5. The actuator of claim 1, wherein a tip of the yoke protrusion is located closer to the first axis than the first surface with the first magnetic pole of the one drive magnet, attached to the back yoke with the yoke protrusion, out of the plurality of drive magnets is.

6. The actuator of claim 1, wherein respective facing surfaces of the yoke included in each of the plurality of drive coil members and the one drive magnet, facing the drive coil member with the yoke, out of the plurality of drive magnets are arranged to be parallel to each other when viewed along the first axis.

7. The actuator of claim 1, wherein the plurality of drive coil members each further includes a second coil formed by winding a conductive wire around the yoke along the first axis and different from a first coil as the coil, andthe movable holder is driven around the second axis in rotation by the second coil included in each of the plurality of drive coil members and the plurality of drive magnets.

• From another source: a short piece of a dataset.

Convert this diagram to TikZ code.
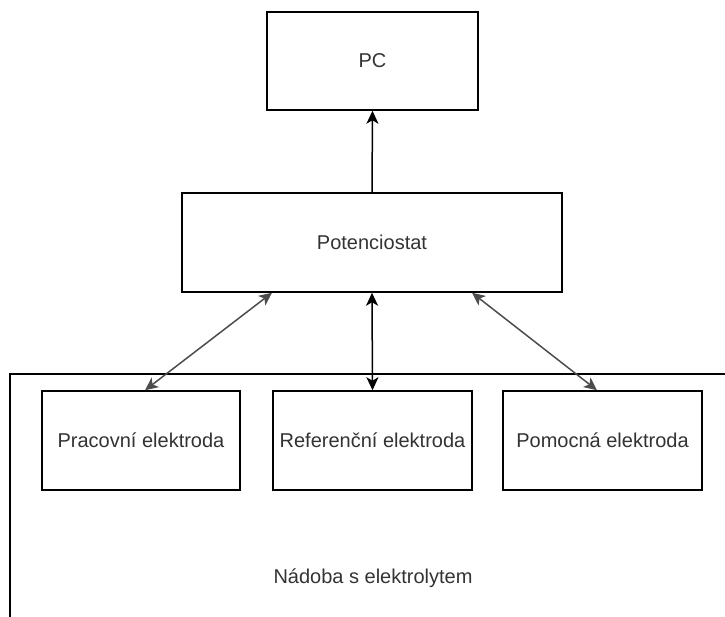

8. The actuator of claim 7, wherein the respective facing surfaces of the yoke included in each of the plurality of drive coil members and the one drive magnet, facing the drive coil member with the yoke, out of the plurality of drive magnets are arc-shaped curved surfaces, each of which has a center thereof defined by a center of rotation around the first axis and the second axis.

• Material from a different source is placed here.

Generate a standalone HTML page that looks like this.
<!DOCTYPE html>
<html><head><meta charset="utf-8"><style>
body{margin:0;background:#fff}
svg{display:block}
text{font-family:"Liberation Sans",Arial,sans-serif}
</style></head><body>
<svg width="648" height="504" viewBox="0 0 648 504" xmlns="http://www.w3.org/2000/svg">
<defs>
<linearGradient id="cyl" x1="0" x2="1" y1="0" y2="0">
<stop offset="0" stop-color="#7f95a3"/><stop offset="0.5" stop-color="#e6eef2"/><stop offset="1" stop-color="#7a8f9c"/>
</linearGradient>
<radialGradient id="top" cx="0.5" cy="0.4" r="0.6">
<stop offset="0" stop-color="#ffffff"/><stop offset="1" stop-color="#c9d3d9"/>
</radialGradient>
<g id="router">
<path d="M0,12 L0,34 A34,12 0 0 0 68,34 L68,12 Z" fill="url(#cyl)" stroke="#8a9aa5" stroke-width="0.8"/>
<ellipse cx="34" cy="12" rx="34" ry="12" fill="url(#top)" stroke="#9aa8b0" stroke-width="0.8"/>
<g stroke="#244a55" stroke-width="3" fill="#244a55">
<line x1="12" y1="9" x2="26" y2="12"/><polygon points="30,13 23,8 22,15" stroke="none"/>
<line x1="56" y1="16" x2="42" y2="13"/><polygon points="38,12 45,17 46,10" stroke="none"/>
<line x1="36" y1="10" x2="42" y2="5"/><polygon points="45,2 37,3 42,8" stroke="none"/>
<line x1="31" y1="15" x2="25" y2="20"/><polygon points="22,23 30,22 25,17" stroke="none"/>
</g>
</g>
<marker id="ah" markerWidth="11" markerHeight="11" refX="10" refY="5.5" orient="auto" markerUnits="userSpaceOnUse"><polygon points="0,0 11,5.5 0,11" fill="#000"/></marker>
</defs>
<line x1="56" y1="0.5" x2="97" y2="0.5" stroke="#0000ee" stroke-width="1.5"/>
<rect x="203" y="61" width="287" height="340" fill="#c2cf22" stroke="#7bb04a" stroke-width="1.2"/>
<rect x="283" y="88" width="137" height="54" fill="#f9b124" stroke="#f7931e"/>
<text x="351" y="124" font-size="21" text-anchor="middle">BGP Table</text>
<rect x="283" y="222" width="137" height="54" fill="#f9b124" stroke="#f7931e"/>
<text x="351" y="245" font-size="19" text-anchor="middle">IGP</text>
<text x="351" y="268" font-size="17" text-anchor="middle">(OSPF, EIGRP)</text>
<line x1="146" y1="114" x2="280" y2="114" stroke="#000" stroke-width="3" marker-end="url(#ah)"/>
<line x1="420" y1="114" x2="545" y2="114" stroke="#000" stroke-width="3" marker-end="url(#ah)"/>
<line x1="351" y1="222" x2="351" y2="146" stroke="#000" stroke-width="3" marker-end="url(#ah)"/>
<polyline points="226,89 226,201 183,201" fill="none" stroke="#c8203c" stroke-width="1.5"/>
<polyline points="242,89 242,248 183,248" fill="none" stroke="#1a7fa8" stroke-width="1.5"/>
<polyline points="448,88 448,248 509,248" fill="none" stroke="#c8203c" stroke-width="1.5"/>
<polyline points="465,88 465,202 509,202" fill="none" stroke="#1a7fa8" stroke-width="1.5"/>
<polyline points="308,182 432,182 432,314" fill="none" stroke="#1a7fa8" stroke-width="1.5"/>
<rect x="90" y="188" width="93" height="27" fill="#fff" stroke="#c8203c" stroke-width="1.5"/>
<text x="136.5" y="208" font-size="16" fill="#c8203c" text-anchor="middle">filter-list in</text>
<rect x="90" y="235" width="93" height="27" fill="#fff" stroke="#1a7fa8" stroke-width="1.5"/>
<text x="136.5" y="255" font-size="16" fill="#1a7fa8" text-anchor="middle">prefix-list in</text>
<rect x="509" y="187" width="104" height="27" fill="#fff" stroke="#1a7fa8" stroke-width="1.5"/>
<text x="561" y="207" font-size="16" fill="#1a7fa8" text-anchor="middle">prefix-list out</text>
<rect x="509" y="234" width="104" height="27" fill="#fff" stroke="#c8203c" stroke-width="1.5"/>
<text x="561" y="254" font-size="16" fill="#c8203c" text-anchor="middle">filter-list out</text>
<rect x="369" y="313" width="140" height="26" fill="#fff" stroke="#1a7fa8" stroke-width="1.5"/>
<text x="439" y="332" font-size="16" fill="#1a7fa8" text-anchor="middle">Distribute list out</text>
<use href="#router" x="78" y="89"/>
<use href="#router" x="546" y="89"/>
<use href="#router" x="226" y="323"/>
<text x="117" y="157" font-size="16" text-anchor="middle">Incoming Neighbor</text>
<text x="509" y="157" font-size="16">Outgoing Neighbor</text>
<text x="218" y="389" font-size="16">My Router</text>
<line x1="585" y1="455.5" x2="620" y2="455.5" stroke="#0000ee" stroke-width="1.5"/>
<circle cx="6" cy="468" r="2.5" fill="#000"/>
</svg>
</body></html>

9. The actuator of claim 7, wherein the surface at a tip of the yoke protrusion is a curved surface sloping away from the first axis as a distance from each of two ends thereof along the first axis increases toward the center.

10. The actuator of claim 7, wherein the yoke protrusion has a through hole cut through a surface thereof facing one drive magnet, attached to the base coupled to the yoke protrusion, out of the plurality of drive magnets.

11. The actuator of claim 1, further comprising a coupling body formed of the same material as the plurality of back yokes and configured to couple the plurality of back yokes together.

12. A camera device comprising: the actuator of claim 1; anda camera module as the object to be driven.